[Plotting code records]

Begin

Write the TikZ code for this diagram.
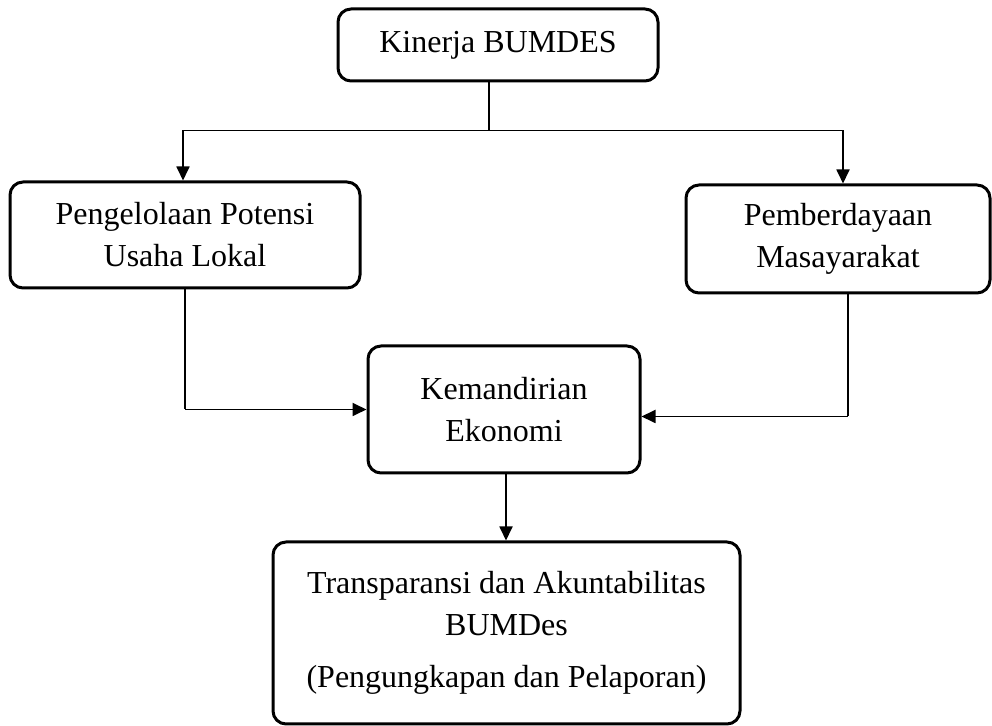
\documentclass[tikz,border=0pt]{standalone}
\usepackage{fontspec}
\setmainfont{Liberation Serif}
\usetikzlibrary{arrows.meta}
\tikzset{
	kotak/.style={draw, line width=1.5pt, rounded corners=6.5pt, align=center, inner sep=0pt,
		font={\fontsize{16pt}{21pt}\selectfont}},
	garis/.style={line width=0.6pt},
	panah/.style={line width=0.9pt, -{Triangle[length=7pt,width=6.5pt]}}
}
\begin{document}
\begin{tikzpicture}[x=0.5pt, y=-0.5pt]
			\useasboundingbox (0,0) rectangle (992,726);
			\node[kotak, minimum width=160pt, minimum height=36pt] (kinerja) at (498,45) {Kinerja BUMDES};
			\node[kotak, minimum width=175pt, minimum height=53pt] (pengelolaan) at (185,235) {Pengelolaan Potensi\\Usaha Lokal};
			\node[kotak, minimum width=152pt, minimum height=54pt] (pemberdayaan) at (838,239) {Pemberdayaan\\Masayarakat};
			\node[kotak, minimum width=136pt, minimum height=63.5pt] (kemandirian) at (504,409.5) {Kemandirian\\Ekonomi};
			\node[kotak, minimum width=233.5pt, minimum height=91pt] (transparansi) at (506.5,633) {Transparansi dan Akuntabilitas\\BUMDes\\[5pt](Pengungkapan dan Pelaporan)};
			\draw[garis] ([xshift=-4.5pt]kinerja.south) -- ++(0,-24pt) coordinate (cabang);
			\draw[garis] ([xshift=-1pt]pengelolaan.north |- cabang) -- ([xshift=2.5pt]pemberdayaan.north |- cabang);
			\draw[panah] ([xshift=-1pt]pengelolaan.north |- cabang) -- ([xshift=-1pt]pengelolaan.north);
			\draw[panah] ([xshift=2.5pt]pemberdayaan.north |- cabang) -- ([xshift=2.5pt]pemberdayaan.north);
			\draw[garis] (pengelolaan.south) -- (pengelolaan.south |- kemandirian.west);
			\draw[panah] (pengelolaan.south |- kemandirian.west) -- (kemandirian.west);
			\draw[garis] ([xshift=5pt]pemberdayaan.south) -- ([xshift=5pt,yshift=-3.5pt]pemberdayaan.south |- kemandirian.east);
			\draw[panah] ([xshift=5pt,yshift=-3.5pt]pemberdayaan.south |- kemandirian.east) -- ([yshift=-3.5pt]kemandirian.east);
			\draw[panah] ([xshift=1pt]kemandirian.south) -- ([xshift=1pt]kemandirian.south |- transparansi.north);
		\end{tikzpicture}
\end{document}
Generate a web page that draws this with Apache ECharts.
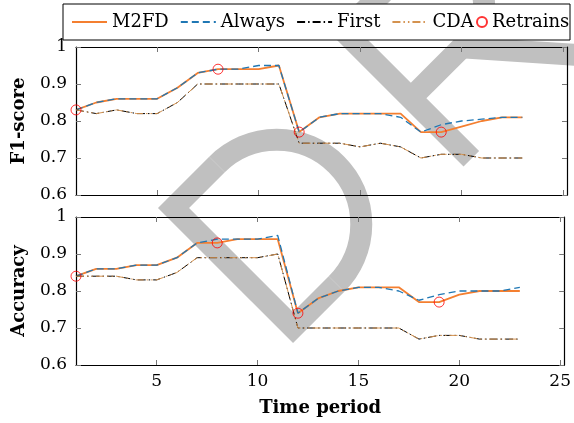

End

:: SET EXERCISE ::
Repeat the preceding records precisely, and leave every picture out of the copy.

:: OUTPUT FOR THIS TASK ::
Write the TikZ code for this diagram.
\documentclass[tikz,border=0pt]{standalone}
\usepackage{fontspec}
\setmainfont{Liberation Serif}
\usetikzlibrary{arrows.meta}
\tikzset{
	kotak/.style={draw, line width=1.5pt, rounded corners=6.5pt, align=center, inner sep=0pt,
		font={\fontsize{16pt}{21pt}\selectfont}},
	garis/.style={line width=0.6pt},
	panah/.style={line width=0.9pt, -{Triangle[length=7pt,width=6.5pt]}}
}
\begin{document}
\begin{tikzpicture}[x=0.5pt, y=-0.5pt]
			\useasboundingbox (0,0) rectangle (992,726);
			\node[kotak, minimum width=160pt, minimum height=36pt] (kinerja) at (498,45) {Kinerja BUMDES};
			\node[kotak, minimum width=175pt, minimum height=53pt] (pengelolaan) at (185,235) {Pengelolaan Potensi\\Usaha Lokal};
			\node[kotak, minimum width=152pt, minimum height=54pt] (pemberdayaan) at (838,239) {Pemberdayaan\\Masayarakat};
			\node[kotak, minimum width=136pt, minimum height=63.5pt] (kemandirian) at (504,409.5) {Kemandirian\\Ekonomi};
			\node[kotak, minimum width=233.5pt, minimum height=91pt] (transparansi) at (506.5,633) {Transparansi dan Akuntabilitas\\BUMDes\\[5pt](Pengungkapan dan Pelaporan)};
			\draw[garis] ([xshift=-4.5pt]kinerja.south) -- ++(0,-24pt) coordinate (cabang);
			\draw[garis] ([xshift=-1pt]pengelolaan.north |- cabang) -- ([xshift=2.5pt]pemberdayaan.north |- cabang);
			\draw[panah] ([xshift=-1pt]pengelolaan.north |- cabang) -- ([xshift=-1pt]pengelolaan.north);
			\draw[panah] ([xshift=2.5pt]pemberdayaan.north |- cabang) -- ([xshift=2.5pt]pemberdayaan.north);
			\draw[garis] (pengelolaan.south) -- (pengelolaan.south |- kemandirian.west);
			\draw[panah] (pengelolaan.south |- kemandirian.west) -- (kemandirian.west);
			\draw[garis] ([xshift=5pt]pemberdayaan.south) -- ([xshift=5pt,yshift=-3.5pt]pemberdayaan.south |- kemandirian.east);
			\draw[panah] ([xshift=5pt,yshift=-3.5pt]pemberdayaan.south |- kemandirian.east) -- ([yshift=-3.5pt]kemandirian.east);
			\draw[panah] ([xshift=1pt]kemandirian.south) -- ([xshift=1pt]kemandirian.south |- transparansi.north);
		\end{tikzpicture}
\end{document}
Generate a web page that draws this with Apache ECharts.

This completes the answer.